The 15 who testified in opposition included her ex-husband, David Smith, and state House Speaker Pro Tem Tommy Pope of York — who was the chief prosecutor in the case.
The family members, friends and law enforcement united in their opposition all wore a photo of the boys pinned to their shirts.
“I’m just here to advocate for Michael and Alex as their father,” David Smith told the board. “She (Susan) made a free choice that night to end their life. It was no tragic mistake.”
Kevin Brackett, Pope’s chief deputy during the trial (who became solicitor himself in 2006), said he reviewed the case file, which he keeps in a closet just off his office, ahead of Wednesday’s hearing.
The file includes a letter from the man Smith was allegedly having an affair with. He wrote that he was not ready for children, prompting her to drown her sons to be with him, Brackett said. Smith, however, continues to deny that claim.
“She betrayed her children, against the laws of nature, when she left them in the seat and rolled that car down,” Brackett said. “And she was not trying to commit suicide; she was trying to change her life. She wanted to kill her old life and start anew.”
Smith also intentionally played on racial stereotypes, accusing a Black man of the crime, Brackett and Pope said, both during the parole hearing and in an impromptu press conference outside the agency building afterward.
“How many Black men in red Mazdas got pulled over across the country because they were looking for those two kids and they were looking for this fictitious man?” Brackett asked.
As solicitor, Pope sought the death penalty, but the jury ultimately recommended life imprisonment.
In 1995, when Smith was tried and sentenced, life in prison did not mean life, Pope said. She could seek parole after 30 years, allowing Wednesday’s hearing.
Had she been sentenced a year later, after legislators changed the law, she would be ineligible for parole.
Pope said he sought to put Smith on death row because if a Black stranger had indeed killed the children, “people would have expected the death penalty.” They’d expect the same for David Smith had their father been the killer.
Indeed, the last person sent to death row in South Carolina was a white man who killed his five children.
A mother killing her own children is almost unthinkable, the prosecutors said.
“We leave our kids at home every day with our mothers, and we don’t think about it,” Pope told reporters after the decision. “I think it was unsettling.”
“And it’s precisely that betrayal that makes this case so disturbing,” Brackett added.
A ‘haunting’ memory
During the hearing, parole board Chairwoman Kim Frederick asked Smith if there was anything she would like to say to the immense number of law enforcement officers who searched for her sons after she lied about what she’d done.
Smith apologized, specifically to the dive team that found the boys’ bodies.
“I didn’t lie to get away with it. I was just scared,” Smith told the board. “I did not know how to tell Dave he couldn’t see his sons again … I know they just might sound like words, but they come from my heart.”
Brackett spoke about standing in the crowd on the banks of the lake as the car was pulled out, calling it “one of the most haunting memories of my life.”

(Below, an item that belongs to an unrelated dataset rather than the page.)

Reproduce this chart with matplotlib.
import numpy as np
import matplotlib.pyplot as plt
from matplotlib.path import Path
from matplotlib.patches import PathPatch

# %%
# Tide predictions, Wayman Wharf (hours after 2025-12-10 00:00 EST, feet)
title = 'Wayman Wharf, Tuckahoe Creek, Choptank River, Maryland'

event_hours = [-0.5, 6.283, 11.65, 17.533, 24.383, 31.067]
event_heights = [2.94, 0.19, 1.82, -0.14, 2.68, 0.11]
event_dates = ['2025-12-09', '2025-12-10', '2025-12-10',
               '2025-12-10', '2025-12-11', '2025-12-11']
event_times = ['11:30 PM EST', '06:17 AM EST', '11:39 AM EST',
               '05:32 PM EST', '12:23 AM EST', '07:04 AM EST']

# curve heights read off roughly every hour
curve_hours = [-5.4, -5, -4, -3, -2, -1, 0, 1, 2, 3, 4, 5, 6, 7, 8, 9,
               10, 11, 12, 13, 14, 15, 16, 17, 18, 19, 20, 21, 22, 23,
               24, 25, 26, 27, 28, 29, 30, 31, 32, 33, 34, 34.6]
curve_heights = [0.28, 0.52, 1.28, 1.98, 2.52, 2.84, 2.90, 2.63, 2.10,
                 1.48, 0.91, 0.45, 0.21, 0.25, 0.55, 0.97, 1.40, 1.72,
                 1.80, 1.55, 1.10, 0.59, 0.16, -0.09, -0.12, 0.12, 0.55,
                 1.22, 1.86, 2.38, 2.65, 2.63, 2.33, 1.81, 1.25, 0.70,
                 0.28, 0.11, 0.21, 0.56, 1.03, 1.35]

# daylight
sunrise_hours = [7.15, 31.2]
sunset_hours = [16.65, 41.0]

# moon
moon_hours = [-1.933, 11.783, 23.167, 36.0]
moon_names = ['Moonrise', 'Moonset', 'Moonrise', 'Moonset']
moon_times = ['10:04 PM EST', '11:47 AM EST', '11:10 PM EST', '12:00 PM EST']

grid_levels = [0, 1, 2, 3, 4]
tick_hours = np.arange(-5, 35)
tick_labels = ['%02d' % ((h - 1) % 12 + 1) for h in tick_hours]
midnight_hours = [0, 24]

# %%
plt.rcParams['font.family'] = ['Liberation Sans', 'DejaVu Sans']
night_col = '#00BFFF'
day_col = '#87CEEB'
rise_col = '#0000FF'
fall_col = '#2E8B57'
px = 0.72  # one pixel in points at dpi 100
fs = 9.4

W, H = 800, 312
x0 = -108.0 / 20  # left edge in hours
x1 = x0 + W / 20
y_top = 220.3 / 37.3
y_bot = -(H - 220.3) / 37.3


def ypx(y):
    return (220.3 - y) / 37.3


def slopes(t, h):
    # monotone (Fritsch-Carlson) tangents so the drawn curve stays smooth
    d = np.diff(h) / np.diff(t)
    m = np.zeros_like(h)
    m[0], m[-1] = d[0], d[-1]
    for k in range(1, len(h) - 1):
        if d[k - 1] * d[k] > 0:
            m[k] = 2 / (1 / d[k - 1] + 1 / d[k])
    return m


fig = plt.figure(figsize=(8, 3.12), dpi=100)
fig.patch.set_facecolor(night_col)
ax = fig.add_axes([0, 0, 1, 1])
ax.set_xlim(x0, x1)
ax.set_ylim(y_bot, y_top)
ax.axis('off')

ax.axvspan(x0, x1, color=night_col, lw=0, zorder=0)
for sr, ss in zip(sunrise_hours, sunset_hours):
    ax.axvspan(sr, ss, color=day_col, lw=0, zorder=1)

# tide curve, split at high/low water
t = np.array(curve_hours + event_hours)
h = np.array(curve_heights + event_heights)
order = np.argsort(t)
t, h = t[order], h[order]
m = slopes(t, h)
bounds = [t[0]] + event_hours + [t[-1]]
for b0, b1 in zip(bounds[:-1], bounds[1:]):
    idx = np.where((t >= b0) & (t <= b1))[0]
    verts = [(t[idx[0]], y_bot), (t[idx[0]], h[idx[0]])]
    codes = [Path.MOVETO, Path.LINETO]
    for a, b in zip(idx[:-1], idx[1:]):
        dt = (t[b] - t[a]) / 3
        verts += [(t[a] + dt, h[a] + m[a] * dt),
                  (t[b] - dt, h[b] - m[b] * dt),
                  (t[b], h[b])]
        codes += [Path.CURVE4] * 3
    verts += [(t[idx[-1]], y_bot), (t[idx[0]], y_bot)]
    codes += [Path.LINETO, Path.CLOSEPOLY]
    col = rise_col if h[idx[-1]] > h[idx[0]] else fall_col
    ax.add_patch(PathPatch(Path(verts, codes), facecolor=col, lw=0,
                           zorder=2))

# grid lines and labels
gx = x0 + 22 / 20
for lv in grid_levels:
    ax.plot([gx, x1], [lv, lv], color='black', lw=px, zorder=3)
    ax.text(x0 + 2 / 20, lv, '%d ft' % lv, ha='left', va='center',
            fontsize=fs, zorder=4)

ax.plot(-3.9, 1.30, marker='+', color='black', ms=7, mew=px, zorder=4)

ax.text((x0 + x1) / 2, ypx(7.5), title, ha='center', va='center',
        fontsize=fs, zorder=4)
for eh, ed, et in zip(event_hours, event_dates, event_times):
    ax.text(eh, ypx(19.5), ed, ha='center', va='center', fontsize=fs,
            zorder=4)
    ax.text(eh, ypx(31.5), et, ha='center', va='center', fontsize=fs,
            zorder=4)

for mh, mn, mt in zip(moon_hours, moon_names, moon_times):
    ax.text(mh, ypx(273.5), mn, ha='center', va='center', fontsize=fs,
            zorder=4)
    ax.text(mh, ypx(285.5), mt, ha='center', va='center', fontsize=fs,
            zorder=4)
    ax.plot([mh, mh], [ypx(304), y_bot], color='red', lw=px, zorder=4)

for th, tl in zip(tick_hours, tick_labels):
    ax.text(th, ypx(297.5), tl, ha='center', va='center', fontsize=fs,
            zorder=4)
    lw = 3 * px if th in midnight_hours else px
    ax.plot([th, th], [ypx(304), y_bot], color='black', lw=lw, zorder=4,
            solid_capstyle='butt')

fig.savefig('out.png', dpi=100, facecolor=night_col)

“It traumatized Union. It traumatized South Carolina. The entire country was in the grips of her lie and her treachery,” Brackett said. “On behalf of the community I now represent, I don’t believe she should ever be released.”

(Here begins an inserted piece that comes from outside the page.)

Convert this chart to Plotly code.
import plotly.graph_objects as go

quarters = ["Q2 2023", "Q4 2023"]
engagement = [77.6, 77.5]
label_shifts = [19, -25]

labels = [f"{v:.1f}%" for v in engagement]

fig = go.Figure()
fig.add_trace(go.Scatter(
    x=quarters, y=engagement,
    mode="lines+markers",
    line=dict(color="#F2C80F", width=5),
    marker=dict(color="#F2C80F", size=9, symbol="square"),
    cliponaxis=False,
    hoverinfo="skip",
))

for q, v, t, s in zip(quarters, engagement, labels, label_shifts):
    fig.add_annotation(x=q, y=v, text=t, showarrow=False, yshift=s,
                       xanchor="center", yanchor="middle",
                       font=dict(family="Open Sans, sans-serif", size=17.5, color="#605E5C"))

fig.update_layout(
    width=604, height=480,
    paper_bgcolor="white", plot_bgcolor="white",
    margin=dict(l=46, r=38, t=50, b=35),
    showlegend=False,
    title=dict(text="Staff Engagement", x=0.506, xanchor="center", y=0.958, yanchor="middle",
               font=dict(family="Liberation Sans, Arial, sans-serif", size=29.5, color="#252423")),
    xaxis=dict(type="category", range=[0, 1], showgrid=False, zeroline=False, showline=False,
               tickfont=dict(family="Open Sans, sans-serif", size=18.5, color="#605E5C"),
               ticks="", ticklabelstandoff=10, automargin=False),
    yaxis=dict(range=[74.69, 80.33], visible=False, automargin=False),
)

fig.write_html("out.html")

Standing beside David Smith, Brackett told the board, “His hopes and dreams were dashed. I hope you dash hers today.”
Smith said the grief made him contemplate suicide at times. But he managed to keep going, eventually remarrying and starting a new family.

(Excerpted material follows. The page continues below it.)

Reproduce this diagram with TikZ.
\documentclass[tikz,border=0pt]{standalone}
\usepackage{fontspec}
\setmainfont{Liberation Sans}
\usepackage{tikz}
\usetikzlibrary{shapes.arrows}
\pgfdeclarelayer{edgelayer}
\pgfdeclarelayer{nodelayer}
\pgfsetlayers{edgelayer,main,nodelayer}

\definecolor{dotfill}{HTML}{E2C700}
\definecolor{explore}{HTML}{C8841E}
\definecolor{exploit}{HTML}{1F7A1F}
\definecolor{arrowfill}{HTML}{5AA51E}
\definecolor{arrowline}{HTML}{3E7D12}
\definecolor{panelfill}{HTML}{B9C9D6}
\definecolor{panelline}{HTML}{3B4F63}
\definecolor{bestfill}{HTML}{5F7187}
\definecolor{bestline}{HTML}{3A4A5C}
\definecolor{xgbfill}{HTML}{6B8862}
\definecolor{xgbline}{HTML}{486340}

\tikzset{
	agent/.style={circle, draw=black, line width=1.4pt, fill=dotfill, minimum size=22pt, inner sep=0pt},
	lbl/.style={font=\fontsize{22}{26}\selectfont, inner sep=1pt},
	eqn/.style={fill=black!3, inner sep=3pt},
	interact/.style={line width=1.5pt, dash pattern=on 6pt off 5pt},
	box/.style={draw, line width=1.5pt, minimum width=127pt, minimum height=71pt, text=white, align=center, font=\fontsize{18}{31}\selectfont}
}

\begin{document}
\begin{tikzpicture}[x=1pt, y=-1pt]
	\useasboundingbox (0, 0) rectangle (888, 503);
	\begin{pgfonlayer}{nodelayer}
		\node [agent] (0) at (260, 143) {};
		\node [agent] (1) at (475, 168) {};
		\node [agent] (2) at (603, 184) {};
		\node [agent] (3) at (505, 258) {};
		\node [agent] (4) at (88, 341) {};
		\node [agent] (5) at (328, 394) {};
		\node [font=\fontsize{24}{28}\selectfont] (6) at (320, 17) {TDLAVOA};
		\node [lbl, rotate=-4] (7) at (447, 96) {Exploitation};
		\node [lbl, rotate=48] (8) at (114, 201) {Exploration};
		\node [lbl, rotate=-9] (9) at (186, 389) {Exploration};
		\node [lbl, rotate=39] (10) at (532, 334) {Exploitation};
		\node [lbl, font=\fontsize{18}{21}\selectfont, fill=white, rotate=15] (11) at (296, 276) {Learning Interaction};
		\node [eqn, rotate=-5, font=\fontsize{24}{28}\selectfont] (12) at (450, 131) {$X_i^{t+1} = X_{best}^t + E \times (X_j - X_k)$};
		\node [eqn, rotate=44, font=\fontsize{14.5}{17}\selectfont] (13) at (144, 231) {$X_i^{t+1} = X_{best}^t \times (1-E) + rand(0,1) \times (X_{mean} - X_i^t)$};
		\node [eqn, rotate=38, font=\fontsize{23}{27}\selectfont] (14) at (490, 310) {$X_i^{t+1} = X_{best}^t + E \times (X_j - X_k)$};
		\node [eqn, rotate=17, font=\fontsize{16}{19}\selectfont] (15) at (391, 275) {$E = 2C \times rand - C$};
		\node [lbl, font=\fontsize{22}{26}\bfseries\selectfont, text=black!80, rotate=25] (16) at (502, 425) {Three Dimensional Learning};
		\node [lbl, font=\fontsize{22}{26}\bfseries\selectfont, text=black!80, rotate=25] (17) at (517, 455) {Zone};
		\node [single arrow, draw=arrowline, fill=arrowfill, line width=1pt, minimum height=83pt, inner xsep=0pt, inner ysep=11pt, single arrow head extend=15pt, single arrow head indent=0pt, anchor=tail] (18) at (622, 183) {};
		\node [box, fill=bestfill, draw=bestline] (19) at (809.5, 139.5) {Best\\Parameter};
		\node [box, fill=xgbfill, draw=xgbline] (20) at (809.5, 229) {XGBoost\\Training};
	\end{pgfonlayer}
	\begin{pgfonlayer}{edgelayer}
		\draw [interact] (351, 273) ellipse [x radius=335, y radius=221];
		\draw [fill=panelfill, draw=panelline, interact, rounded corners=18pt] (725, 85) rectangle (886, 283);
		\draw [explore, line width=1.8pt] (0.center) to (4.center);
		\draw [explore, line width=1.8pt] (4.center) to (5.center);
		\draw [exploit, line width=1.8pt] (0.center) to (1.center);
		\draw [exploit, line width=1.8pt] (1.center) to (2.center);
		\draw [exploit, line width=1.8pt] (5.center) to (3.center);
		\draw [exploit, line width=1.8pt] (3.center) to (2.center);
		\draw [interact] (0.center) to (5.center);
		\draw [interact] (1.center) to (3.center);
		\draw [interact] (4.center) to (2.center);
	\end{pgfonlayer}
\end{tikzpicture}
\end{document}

After the vote, Smith said the board made the right decision.
“At least I know, for now, she’ll still be behind bars,” he told reporters. “And for two more years, there will still be justice for Michael and Alex.”
He vowed to return every two years to oppose his ex-wife’s parole.
Discipline record
In denying it this time, the board cited the violent nature of the crime and Smith’s behavior in prison.
Most recently, Smith was disciplined for speaking with a documentary filmmaker about her crimes. For punishment, she lost her telephone, tablet and canteen privileges for 90 days, beginning Oct. 4, according to a report provided by the Department of Corrections.
The prisons agency does not allow inmates to do media interviews by phone or in person. Inmates may only write letters, as per a policy upheld last month by a federal judge.
SC mother Susan Smith, convicted of murdering her 2 sons 3 decades ago, is up for parole
In those conversations, she agreed to provide contact information of friends, family and victims, including her former husband and father of her sons.
Inmates cannot communicate “directly or indirectly” or “through a third party, in any form” with victims’ family or friends, the report said.
It marked her first disciplinary issue in nearly 10 years. Other past offenses were related to drugs and mutilation.
In 2010, she lost canteen, phone and visitation privileges for an entire year — 365 days — for drug use. Online inmate reports don’t show sanctions before 2009.
Asked why she should be trusted to follow the rules if released given she broke them while in prison, Smith attributed her past mistakes to “stupidity.”
When it comes to speaking with the filmmaker, she said, she “trusted the wrong person.” She claimed she thought the film would be a documentary on mental health issues. She said she is appealing that case against her.
Smith said prison has taught her that her decisions do not just affect her personally. They impact those she loves and that family and forgiveness should not be taken for granted.
“I am a Christian and God is a big part of my life,” she said. “I know He’s forgiven me. I just ask that you show that same kind of mercy as well.”
She is next eligible for parole in 2026.